■ **What you need to do**
Reproduce exactly the lines below, from the first one through the line containing "type Shape = 'diamond'", and omit any pictures.

■ **Dataset extract**
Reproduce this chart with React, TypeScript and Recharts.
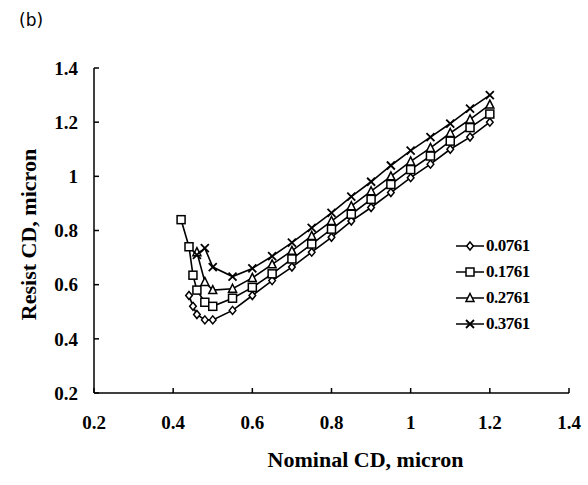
import { LineChart, Line, XAxis, YAxis } from 'recharts'

const nominalCD = [0.42, 0.44, 0.45, 0.46, 0.48, 0.5, 0.55, 0.6, 0.65, 0.7, 0.75, 0.8, 0.85, 0.9, 0.95, 1, 1.05, 1.1, 1.15, 1.2]

const cd0761 = [null, 0.56, 0.52, 0.49, 0.47, 0.47, 0.505, 0.56, 0.615, 0.665, 0.72, 0.775, 0.835, 0.885, 0.94, 0.995, 1.045, 1.1, 1.145, 1.2]
const cd1761 = [0.84, 0.74, 0.635, 0.58, 0.535, 0.52, 0.55, 0.59, 0.64, 0.695, 0.75, 0.805, 0.86, 0.915, 0.97, 1.025, 1.075, 1.13, 1.18, 1.23]
const cd2761 = [null, null, null, 0.72, 0.61, 0.58, 0.585, 0.625, 0.675, 0.725, 0.78, 0.835, 0.89, 0.945, 1.0, 1.055, 1.105, 1.16, 1.21, 1.265]
const cd3761 = [null, null, null, 0.71, 0.735, 0.665, 0.63, 0.66, 0.705, 0.755, 0.81, 0.865, 0.925, 0.98, 1.04, 1.095, 1.145, 1.195, 1.25, 1.3]

const axisTicks = [0.2, 0.4, 0.6, 0.8, 1, 1.2, 1.4]

const data = nominalCD.map((x, i) => ({
  x,
  a: cd0761[i],
  b: cd1761[i],
  c: cd2761[i],
  d: cd3761[i],
}))

const font = '"Liberation Serif", "Times New Roman", serif'

type Shape = 'diamond' | 'square' | 'triangle' | 'cross'

function Marker({ cx, cy, shape }: { cx: number; cy: number; shape: Shape }) {
  if (cx == null || cy == null) return null
  const s = 4
  const common = { stroke: '#000', strokeWidth: 1.5, fill: '#fff' }
  if (shape === 'diamond')
    return <path d={`M${cx},${cy - s}L${cx + 3.3},${cy}L${cx},${cy + s}L${cx - 3.3},${cy}Z`} {...common} />
  if (shape === 'square') return <rect x={cx - s} y={cy - s} width={2 * s} height={2 * s} {...common} />
  if (shape === 'triangle')
    return <path d={`M${cx},${cy - s - 0.5}L${cx + s},${cy + s - 0.5}L${cx - s},${cy + s - 0.5}Z`} {...common} />
  return (
    <path
      d={`M${cx - s},${cy - s}L${cx + s},${cy + s}M${cx + s},${cy - s}L${cx - s},${cy + s}`}
      stroke="#000"
      strokeWidth={1.8}
      fill="none"
    />
  )
}

const series: { key: string; name: string; shape: Shape }[] = [
  { key: 'a', name: '0.0761', shape: 'diamond' },
  { key: 'b', name: '0.1761', shape: 'square' },
  { key: 'c', name: '0.2761', shape: 'triangle' },
  { key: 'd', name: '0.3761', shape: 'cross' },
]

// legend sits inside the plot box, drawn outside recharts so it doesn't eat plot space
function LegendBox() {
  return (
    <div style={{ position: 'absolute', left: 456, top: 233, fontFamily: font, fontWeight: 'bold', fontSize: 17, letterSpacing: -0.5 }}>
      {series.map((s) => (
        <div key={s.key} style={{ display: 'flex', alignItems: 'center', height: 26 }}>
          <svg width={30} height={14}>
            <line x1={0} y1={7} x2={28} y2={7} stroke="#000" strokeWidth={1.5} />
            <Marker cx={14} cy={7} shape={s.shape} />
          </svg>
          <span>{s.name}</span>
        </div>
      ))}
    </div>
  )
}

const tickStyle = { fill: '#000', fontFamily: font, fontWeight: 'bold', fontSize: 19 }

export default function App() {
  return (
    <div style={{ position: 'absolute', left: 0, top: 0, width: 588, height: 485, background: '#fff' }}>
      <div style={{ position: 'absolute', left: 19, top: 10, fontFamily: '"DejaVu Sans", sans-serif', fontSize: 17 }}>
        (b)
      </div>
      <LineChart width={588} height={485} data={data} margin={{ top: 68, right: 19, left: 0, bottom: 0 }}>
        <XAxis
          dataKey="x"
          type="number"
          domain={[0.2, 1.4]}
          ticks={axisTicks}
          height={92}
          tickSize={-5}
          tickMargin={28}
          tick={tickStyle}
          stroke="#000"
          strokeWidth={1.5}
          label={{
            value: 'Nominal CD, micron',
            position: 'insideBottom',
            offset: 18,
            dx: 34,
            style: { fill: '#000', fontFamily: font, fontWeight: 'bold', fontSize: 22 },
          }}
        />
        <XAxis xAxisId="top" orientation="top" dataKey="x" type="number" domain={[0.2, 1.4]} height={0} tick={false} tickLine={false} stroke="#000" strokeWidth={1.5} />
        <YAxis
          type="number"
          domain={[0.2, 1.4]}
          ticks={axisTicks}
          width={94}
          tickSize={-5}
          tickMargin={21}
          tick={tickStyle}
          stroke="#000"
          strokeWidth={1.5}
          label={{
            value: 'Resist CD, micron',
            angle: -90,
            position: 'insideLeft',
            offset: 28,
            dy: 4,
            style: { fill: '#000', fontFamily: font, fontWeight: 'bold', fontSize: 22, textAnchor: 'middle' },
          }}
        />
        <YAxis yAxisId="right" orientation="right" domain={[0.2, 1.4]} width={0} tick={false} tickLine={false} stroke="#000" strokeWidth={1.5} />
        {series.map((s) => (
          <Line
            key={s.key}
            dataKey={s.key}
            name={s.name}
            stroke="#000"
            strokeWidth={1.6}
            isAnimationActive={false}
            dot={(p: any) => <Marker key={`${s.key}-${p.index}`} cx={p.cx} cy={p.cy} shape={s.shape} />}
            activeDot={false}
          />
        ))}
      </LineChart>
      <LegendBox />
    </div>
  )
}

■ **Solution to this task**
Reproduce this chart with React, TypeScript and Recharts.
import { LineChart, Line, XAxis, YAxis } from 'recharts'

const nominalCD = [0.42, 0.44, 0.45, 0.46, 0.48, 0.5, 0.55, 0.6, 0.65, 0.7, 0.75, 0.8, 0.85, 0.9, 0.95, 1, 1.05, 1.1, 1.15, 1.2]

const cd0761 = [null, 0.56, 0.52, 0.49, 0.47, 0.47, 0.505, 0.56, 0.615, 0.665, 0.72, 0.775, 0.835, 0.885, 0.94, 0.995, 1.045, 1.1, 1.145, 1.2]
const cd1761 = [0.84, 0.74, 0.635, 0.58, 0.535, 0.52, 0.55, 0.59, 0.64, 0.695, 0.75, 0.805, 0.86, 0.915, 0.97, 1.025, 1.075, 1.13, 1.18, 1.23]
const cd2761 = [null, null, null, 0.72, 0.61, 0.58, 0.585, 0.625, 0.675, 0.725, 0.78, 0.835, 0.89, 0.945, 1.0, 1.055, 1.105, 1.16, 1.21, 1.265]
const cd3761 = [null, null, null, 0.71, 0.735, 0.665, 0.63, 0.66, 0.705, 0.755, 0.81, 0.865, 0.925, 0.98, 1.04, 1.095, 1.145, 1.195, 1.25, 1.3]

const axisTicks = [0.2, 0.4, 0.6, 0.8, 1, 1.2, 1.4]

const data = nominalCD.map((x, i) => ({
  x,
  a: cd0761[i],
  b: cd1761[i],
  c: cd2761[i],
  d: cd3761[i],
}))

const font = '"Liberation Serif", "Times New Roman", serif'

type Shape = 'diamond' | 'square' | 'triangle' | 'cross'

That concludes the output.